Question

A female fruit fly with singed bristles was mated with a male from a true-breeding wild-type stock with long bristles. All of the F1 females had wild-type long bristles and all of the F1 males had singed bristles. If the F1 flies are intercrossed, the expected ratio of long to singed bristles in the F2 flies is

Multiple Choice

• 3:1 in both sexes.

• 3:1 in females, while all the males will have singed bristles.

• 1:1 in both sexes.

• 1:1 in females, while all the males will have singed bristles.

• 1:0 in both sexes (i.e., males and females will all have long bristles).

Answer 1

The bristle length gene is inherited in an X linked recessive pattern, where the wild type is long bristles and the recessive X^l X^l is the recessive pattern showing signed bristles.

Female fruit fly with singed bristle has the genotype X^l X^l

male fruit fly with wild type long bristles is XY

when they are crossed, X^l X^l x XY, we get the following progenies, two children with X^lX(wild type female), and two children with X^lY(singed bristle male).
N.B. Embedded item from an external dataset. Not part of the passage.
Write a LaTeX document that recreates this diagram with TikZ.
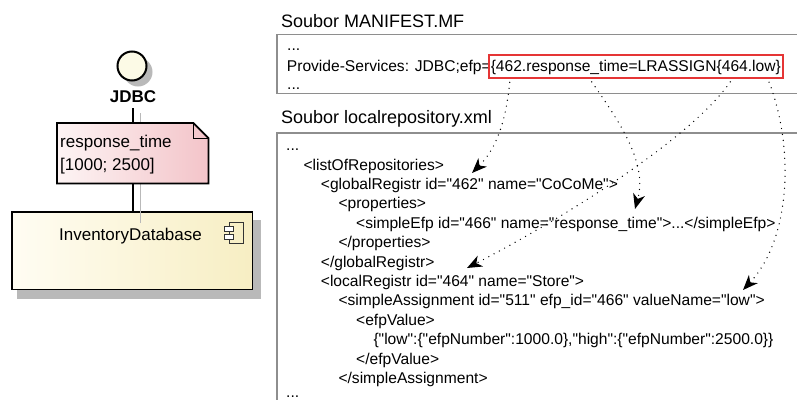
\documentclass[tikz,border=0pt]{standalone}
\usepackage{fontspec}
\setmainfont{Liberation Sans}[Ligatures=TeXOff]
\usetikzlibrary{arrows.meta,calc}

\definecolor{frame}{HTML}{8E8E8E}
\definecolor{shadowgray}{HTML}{B9B9B9}
\definecolor{notel}{HTML}{FDF4F4}
\definecolor{noter}{HTML}{F3C4C9}
\definecolor{compl}{HTML}{FFFDF3}
\definecolor{compr}{HTML}{F7EEC3}
\definecolor{ballfill}{HTML}{FCFAE6}
\definecolor{marker}{HTML}{E53535}

\begin{document}
\begin{tikzpicture}[x=1pt,y=-1pt,
  code/.style={anchor=base west, inner sep=0pt, font=\fontsize{15.6}{18}\selectfont},
  filetitle/.style={anchor=base west, inner sep=0pt, font=\fontsize{18}{21}\selectfont},
  uml/.style={anchor=base, inner sep=0pt, font=\fontsize{17}{20}\selectfont},
  panel/.style={draw=frame, line width=1.4pt},
  link/.style={dash pattern=on 0pt off 6pt, line cap=round, line width=1.4pt,
    shorten <=3pt, -{Stealth[length=15pt,width=12pt,inset=4.5pt]}},
  wire/.style={line width=2.3pt},
]
\useasboundingbox (0,0) rectangle (797,399);

% ---------- UML part ----------
% shadows
\fill[shadowgray] (138,72) circle (14.5);
\node[anchor=north west, minimum width=151, minimum height=60, inner sep=0pt] (note) at (57,123) {};
\node[anchor=north west, minimum width=240, minimum height=77, inner sep=0pt] (compbox) at (12,212) {};
\fill[shadowgray] ($(compbox.north west)+(5,8)$) rectangle ($(compbox.south east)+(9,10)$);
\fill[shadowgray, shift={(6,6)}] (note.north west) -- ($(note.north east)+(-15,0)$)
  -- ($(note.north east)+(0,15)$) -- (note.south east) -- (note.south west) -- cycle;

% component
\draw[line width=1.8pt, shading angle=60, left color=compl, right color=compr]
  (compbox.north west) rectangle (compbox.south east);
\node[uml] (compname) at (130.5,240) {InventoryDatabase};
\draw[line width=1pt, draw=black!80] (229,222) rectangle (243,243);
\draw[line width=1pt, draw=black!80, fill=white] (224,226) rectangle (233,231);
\draw[line width=1pt, draw=black!80, fill=white] (224,234) rectangle (233,239);

% provided interface
\node[circle, draw, line width=2pt, fill=ballfill, minimum size=29, inner sep=0pt] (ball) at (132,66) {};
\node[anchor=base, inner sep=0pt, font=\bfseries\fontsize{17}{20}\selectfont] (jdbc) at (133,102.7) {JDBC};
\draw[shadowgray, line width=1pt] ($(jdbc.south)+(7,10)$) -- ($(jdbc.south |- compbox.north)+(7,11)$);
\draw[wire, shorten <=5pt] (jdbc.south) -- (jdbc.south |- compbox.north);

% note attached to the interface
\shade[left color=notel, right color=noter] (note.north west) -- ($(note.north east)+(-15,0)$)
  -- ($(note.north east)+(0,15)$) -- (note.south east) -- (note.south west) -- cycle;
\draw[line width=1.8pt, line join=miter] (note.north west) -- ($(note.north east)+(-15,0)$)
  -- ($(note.north east)+(0,15)$) -- (note.south east) -- (note.south west) -- cycle;
\draw[line width=1pt] ($(note.north east)+(-15,0)$) -- ($(note.north east)+(-15,15)$) -- ($(note.north east)+(0,15)$);
\node[uml, anchor=base west] (notel1) at (60,147.7) {response\_time};
\node[uml, anchor=base west] (notel2) at (60,170) {[1000; 2500]};

% ---------- MANIFEST.MF ----------
\node[filetitle] (mftitle) at (281,27) {Soubor MANIFEST.MF};
\draw[panel] (277,34.5) rectangle (805,93.5);
\node[code] (mf1) at (287,50) {...};
\node[code] (mf2) at (286.7,71) {Provide-Services: JDBC;efp=\{462.response\_time=LRASSIGN\{464.low\}};
\node[code] (mf3) at (287,89) {...};
\node[draw=marker, line width=2.4pt, anchor=north west, minimum width=294, minimum height=23, inner sep=0pt] (efp) at (488,54) {};

% ---------- localrepository.xml ----------
\node[filetitle] (xmltitle) at (281,123) {Soubor localrepository.xml};
\draw[panel] (277,133) rectangle (805,420);
\node[code] (x0) at (286,150.5) {...};
\node[code] (x1) at (303.3,170) {<listOfRepositories>};
\node[code] (x2) at (320.7,189.4) {<globalRegistr id="462" name="CoCoMe">};
\node[code] (x3) at (338.3,208.8) {<properties>};
\node[code] (x4) at (356,228.2) {<simpleEfp id="466" name="response\_time">...</simpleEfp>};
\node[code] (x5) at (338.3,247.6) {</properties>};
\node[code] (x6) at (320.7,267) {</globalRegistr>};
\node[code] (x7) at (320.7,286.4) {<localRegistr id="464" name="Store">};
\node[code] (x8) at (338.3,305.8) {<simpleAssignment id="511" efp\_id="466" valueName="low">};
\node[code] (x9) at (356,325.2) {<efpValue>};
\node[code] (x10) at (373.3,344.6) {\{"low":\{"efpNumber":1000.0\},"high":\{"efpNumber":2500.0\}\}};
\node[code] (x11) at (356,364) {</efpValue>};
\node[code] (x12) at (338.3,383.4) {</simpleAssignment>};
\node[code] (x13) at (286,397) {...};

% ---------- references from the manifest into the repository ----------
\coordinate (t1) at (472,173);
\coordinate (t2) at (635,209);
\coordinate (t3) at (467,268);
\coordinate (t4) at (743,290);
\draw[link] ($(efp.south west)+(22,0)$) .. controls (506,120) and (497,148) .. (t1);
\draw[link] ($(efp.south west)+(102,0)$) .. controls (618,120) and (648,162) .. (t2);
\draw[link] ($(efp.south west)+(244,0)$) .. controls (690,140) and (560,220) .. (t3);
\draw[link] ($(efp.south west)+(280,0)$) .. controls (795,150) and (790,240) .. (t4);
\end{tikzpicture}
\end{document}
now when these are crossed between themselves,

X^lX x X^lY, the progenies have the genotype X^lX, X^l X^l ,X^lY and XY.

The X^lX(heterozygous for the recessive allele so exhibits the wild type phenomenon) and XY genotype shows the long bristle phenotype while the other two X^l X^l(recessive gene present in homozygous condition) and X^lY show the singed bristle phenotype.

So the ratio is 1:1, for long :singed in each sex.

so the answer is 1:1 in both sexes(option c)